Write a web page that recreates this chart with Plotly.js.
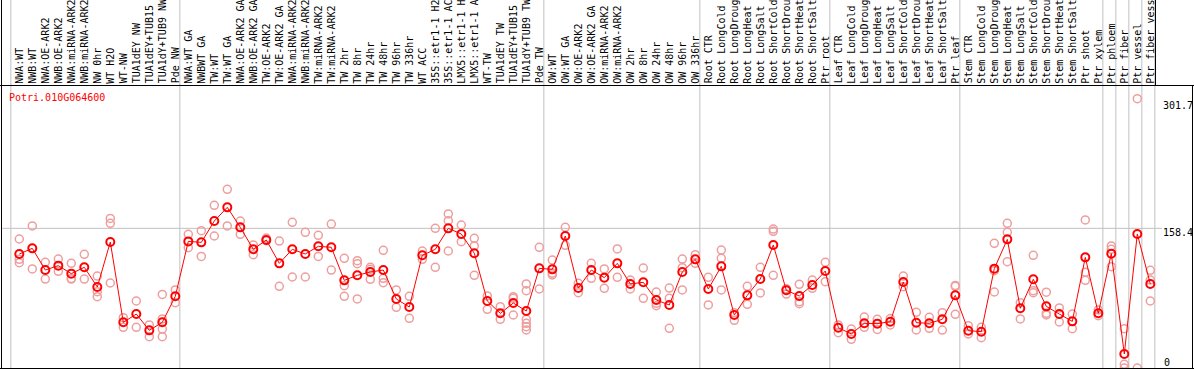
<!DOCTYPE html>
<html><head><meta charset="utf-8">
<script src="https://cdn.plot.ly/plotly-3.0.1.min.js"></script>
<style>html,body{margin:0;padding:0;background:#fff;overflow:hidden}</style>
</head><body><div id="chart" style="width:1194px;height:370px"></div>
<script>
const geneId = "Potri.010G064600";

const categories = [
  "NWA:WT","NWB:WT","NWA:OE-ARK2","NWB:OE-ARK2","NWA:miRNA-ARK2","NWB:miRNA-ARK2","NW 0hr","WT H2O","WT-NW",
  "TUA1dEY NW","TUA1dEY+TUB15 NW","TUA1dY+TUB9 NW","Pde NW",
  "NWA:WT GA","NWBWT GA","TW:WT","TW:WT GA","NWA:OE-ARK2 GA","NWB:OE-ARK2 GA","TW:OE-ARK2","TW:OE-ARK2 GA",
  "NWA:miRNA-ARK2 GA","NWB:miRNA-ARK2 GA","TW:miRNA-ARK2","TW:miRNA-ARK2 GA",
  "TW 2hr","TW 8hr","TW 24hr","TW 48hr","TW 96hr","TW 336hr","WT ACC",
  "35S::etr1-1 H2O","35S::etr1-1 ACC","LMX5::etr1-1 H2O","LMX5::etr1-1 ACC",
  "WT-TW","TUA1dEY TW","TUA1dEY+TUB15 TW","TUA1dY+TUB9 TW","Pde TW",
  "OW:WT","OW:WT GA","OW:OE-ARK2","OW:OE-ARK2 GA","OW:miRNA-ARK2","OW:miRNA-ARK2 GA",
  "OW 2hr","OW 8hr","OW 24hr","OW 48hr","OW 96hr","OW 336hr",
  "Root CTR","Root LongCold","Root LongDrought","Root LongHeat","Root LongSalt",
  "Root ShortCold","Root ShortDrought","Root ShortHeat","Root ShortSalt","Ptr root",
  "Leaf CTR","Leaf LongCold","Leaf LongDrought","Leaf LongHeat","Leaf LongSalt",
  "Leaf ShortCold","Leaf ShortDrought","Leaf ShortHeat","Leaf ShortSalt","Ptr leaf",
  "Stem CTR","Stem LongCold","Stem LongDrought","Stem LongHeat","Stem LongSalt",
  "Stem ShortCold","Stem ShortDrought","Stem ShortHeat","Stem ShortSalt","Ptr shoot",
  "Ptr xylem","Ptr phloem","Ptr fiber","Ptr vessel","Ptr fiber vessel"
];

const meanValues = [
  129.3,135.7,111.1,116.1,107.0,114.2,91.9,142.9,51.8,61.2,42.7,51.8,81.3,
  143.6,142.5,166.7,182.2,159.5,134.6,145.2,118.7,134.6,129.3,138.0,136.9,
  99.4,105.1,108.9,111.1,78.3,69.2,127.8,134.6,158.4,152.0,130.1,
  76.0,62.0,73.7,64.6,113.0,
  111.9,149.7,90.7,111.1,102.5,118.7,95.3,97.2,77.1,71.5,108.9,123.2,
  89.6,115.3,60.1,82.4,100.9,139.5,88.1,81.7,94.1,110.0,
  45.7,38.6,50.7,50.3,52.5,97.5,51.4,50.7,55.2,82.4,
  42.3,41.2,112.7,145.9,67.7,100.6,69.9,61.2,52.9,125.5,
  62.0,129.7,15.9,152.0,95.3
];

const replicates = [
  [146.3,123.2,119.5],[161.1,112.3],[119.8,100.9],[123.6,109.6],[118.7,101.5,100.9],[128.9,100.9],
  [104.3,86.6,80.9],[169.7,164.1,96.4],[57.1,46.1],[76.0,46.1],[48.8,35.5],[83.5,55.6,44.2,35.5],[88.5,74.1],
  [151.6,136.5],[155.8,126.6],[184.5,149.7],[202.6,161.1],[166.7,151.6],[139.5,128.5],[147.4,144.4],
  [144.0,92.6],[165.2,103.2],[153.9,103.2],[150.5,126.6],[163.3,111.1],
  [124.4,93.4,81.3],[121.7,118.3,78.3],[114.2,112.0,100.6],[133.5,101.7,96.8],[88.5,68.8],[81.3,56.3],
  [132.7,123.2],[158.4,114.2],[174.7,167.1,132.7],[162.2,143.3],[147.1,138.4,105.1],
  [81.7,66.5],[69.6,55.2],[80.9,79.0,60.1],[95.3,87.7,55.2,50.7,46.9,43.1],[136.9,89.6],
  [122.5,107.4,105.5],[159.5,139.1],[96.0,85.4],[118.7,101.7],[112.3,90.4],[135.0,102.8],
  [99.8,89.6],[113.4,79.0],[86.2,73.3,70.7],[90.7,79.0,45.0],[123.6,113.8,88.5],[128.5,118.7],
  [102.8,71.5],[133.8,124.4,88.5],[62.8,54.1],[92.6,72.2],[114.2,85.1],[157.6,155.0,105.1],
  [90.0,83.9],[94.9,75.2,73.0],[99.8,90.4],[119.8,97.9],
  [48.8,40.1],[44.2,32.5],[57.8,46.1],[55.2,43.8],[56.0,48.8],[104.3,92.2],
  [63.1,43.1],[57.5,45.0],[62.7,43.0],[93.7,92.6,60.9],
  [48.0,38.6],[46.1,34.4],[141.4,110.4,86.2],[164.1,153.9,120.6],[74.1,55.6],[127.8,87.7,85.4],
  [86.0,62.0,60.1],[68.1,52.2],[61.2,44.6],[167.9,108.5,99.4],
  [65.8,59.4],[138.4,134.6,114.9],[44.6,4.2,0],[305.4,0],[110.8,99.8,76.0]
];

const groupStarts = [0,13,41,53,63,73,84,85,86,87,88];
const yLabels = ["301.7","158.4","0"];
const yLabelValues = [301.7,158.4,0];
const gridValue = 158.4;

// ---- layout geometry ----
const W = 1194, H = 370;
const M = {l:1, r:36, t:85, b:1};
const PW = W - M.l - M.r, PH = H - M.t - M.b;
const px = x => (x - M.l) / PW;
const py = y => (H - M.b - y) / PH;

const FONT = 'DejaVu Sans Mono, Liberation Mono, monospace';
const GREY = '#c0c0c0';

const repX = [], repY = [];
replicates.forEach((arr, i) => arr.forEach(v => { repX.push(categories[i]); repY.push(v); }));

const traces = [
  {
    type: 'scatter', mode: 'markers', x: repX, y: repY, hoverinfo: 'skip',
    marker: {symbol: 'circle-open', size: 8, color: '#ee9e9e', line: {width: 1.5}},
    showlegend: false
  },
  {
    type: 'scatter', mode: 'lines+markers', x: categories, y: meanValues,
    line: {color: '#ff0000', width: 1},
    marker: {symbol: 'circle-open', size: 8, color: '#ff0000', line: {width: 2}},
    showlegend: false
  }
];

const shapes = [];
groupStarts.forEach(k => {
  shapes.push({type:'line', layer:'below', xref:'x', yref:'paper', x0:k-0.65, x1:k-0.65,
    y0:py(369), y1:py(0), line:{color:GREY, width:1}});
});
shapes.push({type:'line', layer:'below', xref:'paper', yref:'y', x0:px(1), x1:px(1162),
  y0:gridValue, y1:gridValue, line:{color:GREY, width:1}});
// black frame
shapes.push({type:'line', xref:'paper', yref:'paper', x0:px(0), x1:px(1194), y0:py(85.5), y1:py(85.5), line:{color:'#000', width:1}});
shapes.push({type:'line', xref:'paper', yref:'paper', x0:px(0), x1:px(1194), y0:py(368.5), y1:py(368.5), line:{color:'#000', width:1}});
shapes.push({type:'line', xref:'paper', yref:'paper', x0:px(1.5), x1:px(1.5), y0:py(0), y1:py(369), line:{color:'#000', width:1}});
shapes.push({type:'line', xref:'paper', yref:'paper', x0:px(1192.5), x1:px(1192.5), y0:py(85), y1:py(369), line:{color:'#000', width:1}});
shapes.push({type:'line', xref:'paper', yref:'paper', x0:px(1155.5), x1:px(1155.5), y0:py(0), y1:py(85), line:{color:'#000', width:1}});

const annotations = [];
categories.forEach(c => {
  annotations.push({x:c, xref:'x', y:py(83.5), yref:'paper', yanchor:'bottom', xanchor:'center',
    text:c, textangle:-90, showarrow:false, borderpad:0, borderwidth:0,
    font:{family:FONT, size:10, color:'#000'}});
});
annotations.push({x:px(9), xref:'paper', xanchor:'left', y:py(97), yref:'paper', yanchor:'middle',
  text:geneId, showarrow:false, borderpad:0, borderwidth:0, font:{family:FONT, size:10, color:'#ff0000'}});
yLabels.forEach((t, i) => {
  const v = yLabelValues[i];
  if (v === 0) {
    annotations.push({x:px(1163.5), xref:'paper', xanchor:'left', y:py(362), yref:'paper', yanchor:'middle',
      text:t, showarrow:false, borderpad:0, borderwidth:0, font:{family:FONT, size:10, color:'#000'}});
  } else {
    annotations.push({x:px(1163), xref:'paper', xanchor:'left', y:v, yref:'y', yanchor:'top', yshift:1.5,
      text:t, showarrow:false, borderpad:0, borderwidth:0, font:{family:FONT, size:10, color:'#000'}});
  }
});

const layout = {
  width: W, height: H, margin: M,
  paper_bgcolor: '#fff', plot_bgcolor: 'rgba(0,0,0,0)',
  showlegend: false, hovermode: false,
  xaxis: {type:'category', categoryorder:'array', categoryarray:categories,
    range:[-1.4077, 87.592], visible:false, fixedrange:true},
  yaxis: {range:[-1.134, 320.97], visible:false, fixedrange:true},
  shapes: shapes, annotations: annotations
};

Plotly.newPlot('chart', traces, layout, {staticPlot:true, displayModeBar:false});
</script>
</body></html>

....

» **Work instructions**: Keep only the lines that hold the string "chart", and copy them out.

» **Written response**:
Write a web page that recreates this chart with Plotly.js.
</head><body><div id="chart" style="width:1194px;height:370px"></div>
Plotly.newPlot('chart', traces, layout, {staticPlot:true, displayModeBar:false});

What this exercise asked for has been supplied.